### Work to be completed
Transcribe the lines below verbatim, skipping the images.

START Data

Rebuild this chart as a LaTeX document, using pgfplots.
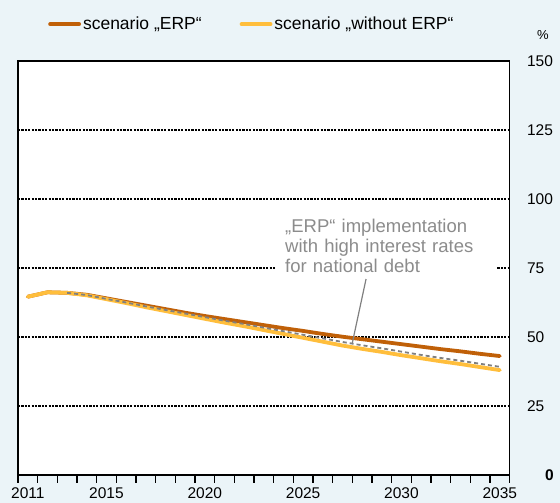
\documentclass[border=0pt]{standalone}
\usepackage{pgfplots}
\pgfplotsset{compat=1.18}
\usepackage{fontspec}
\setmainfont{Liberation Sans}
\definecolor{bgblue}{RGB}{235,244,248}
\definecolor{erp}{RGB}{192,96,8}
\definecolor{noerp}{RGB}{255,190,60}
\definecolor{dashgray}{RGB}{128,128,128}
\definecolor{notegray}{RGB}{140,140,140}

\begin{document}
\begin{tikzpicture}
\fill[bgblue] (-18pt,-28pt) rectangle (542pt,475pt);
\begin{axis}[
  at={(0,0)}, anchor=south west,
  scale only axis, width=491.6pt, height=414pt,
  xmin=2010.5, xmax=2035.5, ymin=0, ymax=150,
  axis background/.style={fill=white},
  axis line style={line width=1.4pt},
  % year boundaries carry the tick marks, labels sit at year centres
  xtick={2010.5,2011.5,2012.5,2013.5,2014.5,2015.5,2016.5,2017.5,2018.5,
    2019.5,2020.5,2021.5,2022.5,2023.5,2024.5,2025.5,2026.5,2027.5,2028.5,
    2029.5,2030.5,2031.5,2032.5,2033.5,2034.5,2035.5},
  xticklabels={},
  extra x ticks={2011,2015,2020,2025,2030,2035},
  extra x tick labels={2011,2015,2020,2025,2030,2035},
  extra x tick style={major tick length=0pt, xticklabel style={yshift=-9.5pt}},
  xtick pos=bottom,
  tick align=outside,
  major tick length=8pt,
  x tick style={line width=1.4pt, black},
  y tick style={draw=none},
  ytick={0,25,...,150},
  yticklabels={\hspace*{18pt}\textbf{0},25,50,75,100,125,150},
  yticklabel pos=right,
  ymajorgrids,
  grid style={black, line width=1.4pt, dash pattern=on 2.2pt off 1.2pt},
  tick label style={font=\fontsize{15.5}{18}\selectfont},
  yticklabel style={anchor=west, xshift=6pt},
  clip=false,
  legend style={draw=none, fill=none, at={(0.055,1.089)}, anchor=west,
    legend columns=2, font=\fontsize{17.5}{20}\selectfont,
    /tikz/every even column/.append style={column sep=36pt}},
  legend cell align=left,
  legend image code/.code={\draw[#1, line cap=butt] (0pt,0pt) -- (27pt,0pt);
    \path (0pt,0pt) -- (29pt,0pt);},
]
\addplot[erp, line width=3.8pt, line cap=round, line join=round] coordinates {
  (2011,64.6) (2012,66.2) (2013,66.0) (2014,65.3) (2015,64.0) (2016,62.7)
  (2017,61.4) (2018,60.1) (2019,58.8) (2020,57.6) (2021,56.5) (2022,55.4)
  (2023,54.3) (2024,53.2) (2025,52.2) (2026,51.1) (2027,50.1) (2028,49.2)
  (2029,48.3) (2030,47.4) (2031,46.5) (2032,45.6) (2033,44.8) (2034,43.9)
  (2035,43.1)
};
\addlegendentry{scenario „ERP“}
\addplot[noerp, line width=3.8pt, line cap=round, line join=round] coordinates {
  (2011,64.6) (2012,66.2) (2013,66.0) (2014,65.1) (2015,63.7) (2016,62.3)
  (2017,60.8) (2018,59.4) (2019,58.0) (2020,56.6) (2021,55.2) (2022,53.9)
  (2023,52.5) (2024,51.1) (2025,49.7) (2026,48.3) (2027,46.9) (2028,45.7)
  (2029,44.6) (2030,43.4) (2031,42.3) (2032,41.2) (2033,40.2) (2034,39.1)
  (2035,38.0)
};
\addlegendentry{scenario „without ERP“}
\addplot[dashgray, line width=1.8pt, dash pattern=on 4pt off 3pt, forget plot] coordinates {
  (2013,66.0) (2014,65.2) (2015,63.8) (2016,62.5)
  (2017,61.1) (2018,59.8) (2019,58.5) (2020,57.2) (2021,55.9) (2022,54.7)
  (2023,53.4) (2024,52.1) (2025,50.8) (2026,49.5) (2027,48.2) (2028,47.0)
  (2029,45.9) (2030,44.7) (2031,43.5) (2032,42.4) (2033,41.4) (2034,40.3)
  (2035,39.2)
};
\node[anchor=north west, fill=white, text=notegray, align=left, text width=202pt,
  inner xsep=10pt, inner ysep=3pt, font=\fontsize{18.5}{20}\selectfont]
  at (axis cs:2023.57,94.0) {„ERP“ implementation\\with high interest rates\\for national debt};
\draw[dashgray, line width=1.2pt] (axis cs:2028.2,71.0) -- (axis cs:2027.5,47.8);
\node[font=\fontsize{13}{15}\selectfont, xshift=33.4pt, yshift=26pt] at (rel axis cs:1,1) {\%};
\end{axis}
\pgfresetboundingbox
\useasboundingbox (-18pt,-28pt) rectangle (542pt,475pt);
\end{tikzpicture}
\end{document}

END Data

### Exercise result
Rebuild this chart as a LaTeX document, using pgfplots.
\documentclass[border=0pt]{standalone}
\usepackage{pgfplots}
\pgfplotsset{compat=1.18}
\usepackage{fontspec}
\setmainfont{Liberation Sans}
\definecolor{bgblue}{RGB}{235,244,248}
\definecolor{erp}{RGB}{192,96,8}
\definecolor{noerp}{RGB}{255,190,60}
\definecolor{dashgray}{RGB}{128,128,128}
\definecolor{notegray}{RGB}{140,140,140}

\begin{document}
\begin{tikzpicture}
\fill[bgblue] (-18pt,-28pt) rectangle (542pt,475pt);
\begin{axis}[
  at={(0,0)}, anchor=south west,
  scale only axis, width=491.6pt, height=414pt,
  xmin=2010.5, xmax=2035.5, ymin=0, ymax=150,
  axis background/.style={fill=white},
  axis line style={line width=1.4pt},
  % year boundaries carry the tick marks, labels sit at year centres
  xtick={2010.5,2011.5,2012.5,2013.5,2014.5,2015.5,2016.5,2017.5,2018.5,
    2019.5,2020.5,2021.5,2022.5,2023.5,2024.5,2025.5,2026.5,2027.5,2028.5,
    2029.5,2030.5,2031.5,2032.5,2033.5,2034.5,2035.5},
  xticklabels={},
  extra x ticks={2011,2015,2020,2025,2030,2035},
  extra x tick labels={2011,2015,2020,2025,2030,2035},
  extra x tick style={major tick length=0pt, xticklabel style={yshift=-9.5pt}},
  xtick pos=bottom,
  tick align=outside,
  major tick length=8pt,
  x tick style={line width=1.4pt, black},
  y tick style={draw=none},
  ytick={0,25,...,150},
  yticklabels={\hspace*{18pt}\textbf{0},25,50,75,100,125,150},
  yticklabel pos=right,
  ymajorgrids,
  grid style={black, line width=1.4pt, dash pattern=on 2.2pt off 1.2pt},
  tick label style={font=\fontsize{15.5}{18}\selectfont},
  yticklabel style={anchor=west, xshift=6pt},
  clip=false,
  legend style={draw=none, fill=none, at={(0.055,1.089)}, anchor=west,
    legend columns=2, font=\fontsize{17.5}{20}\selectfont,
    /tikz/every even column/.append style={column sep=36pt}},
  legend cell align=left,
  legend image code/.code={\draw[#1, line cap=butt] (0pt,0pt) -- (27pt,0pt);
    \path (0pt,0pt) -- (29pt,0pt);},
]
\addplot[erp, line width=3.8pt, line cap=round, line join=round] coordinates {
  (2011,64.6) (2012,66.2) (2013,66.0) (2014,65.3) (2015,64.0) (2016,62.7)
  (2017,61.4) (2018,60.1) (2019,58.8) (2020,57.6) (2021,56.5) (2022,55.4)
  (2023,54.3) (2024,53.2) (2025,52.2) (2026,51.1) (2027,50.1) (2028,49.2)
  (2029,48.3) (2030,47.4) (2031,46.5) (2032,45.6) (2033,44.8) (2034,43.9)
  (2035,43.1)
};
\addlegendentry{scenario „ERP“}
\addplot[noerp, line width=3.8pt, line cap=round, line join=round] coordinates {
  (2011,64.6) (2012,66.2) (2013,66.0) (2014,65.1) (2015,63.7) (2016,62.3)
  (2017,60.8) (2018,59.4) (2019,58.0) (2020,56.6) (2021,55.2) (2022,53.9)
  (2023,52.5) (2024,51.1) (2025,49.7) (2026,48.3) (2027,46.9) (2028,45.7)
  (2029,44.6) (2030,43.4) (2031,42.3) (2032,41.2) (2033,40.2) (2034,39.1)
  (2035,38.0)
};
\addlegendentry{scenario „without ERP“}
\addplot[dashgray, line width=1.8pt, dash pattern=on 4pt off 3pt, forget plot] coordinates {
  (2013,66.0) (2014,65.2) (2015,63.8) (2016,62.5)
  (2017,61.1) (2018,59.8) (2019,58.5) (2020,57.2) (2021,55.9) (2022,54.7)
  (2023,53.4) (2024,52.1) (2025,50.8) (2026,49.5) (2027,48.2) (2028,47.0)
  (2029,45.9) (2030,44.7) (2031,43.5) (2032,42.4) (2033,41.4) (2034,40.3)
  (2035,39.2)
};
\node[anchor=north west, fill=white, text=notegray, align=left, text width=202pt,
  inner xsep=10pt, inner ysep=3pt, font=\fontsize{18.5}{20}\selectfont]
  at (axis cs:2023.57,94.0) {„ERP“ implementation\\with high interest rates\\for national debt};
\draw[dashgray, line width=1.2pt] (axis cs:2028.2,71.0) -- (axis cs:2027.5,47.8);
\node[font=\fontsize{13}{15}\selectfont, xshift=33.4pt, yshift=26pt] at (rel axis cs:1,1) {\%};
\end{axis}
\pgfresetboundingbox
\useasboundingbox (-18pt,-28pt) rectangle (542pt,475pt);
\end{tikzpicture}
\end{document}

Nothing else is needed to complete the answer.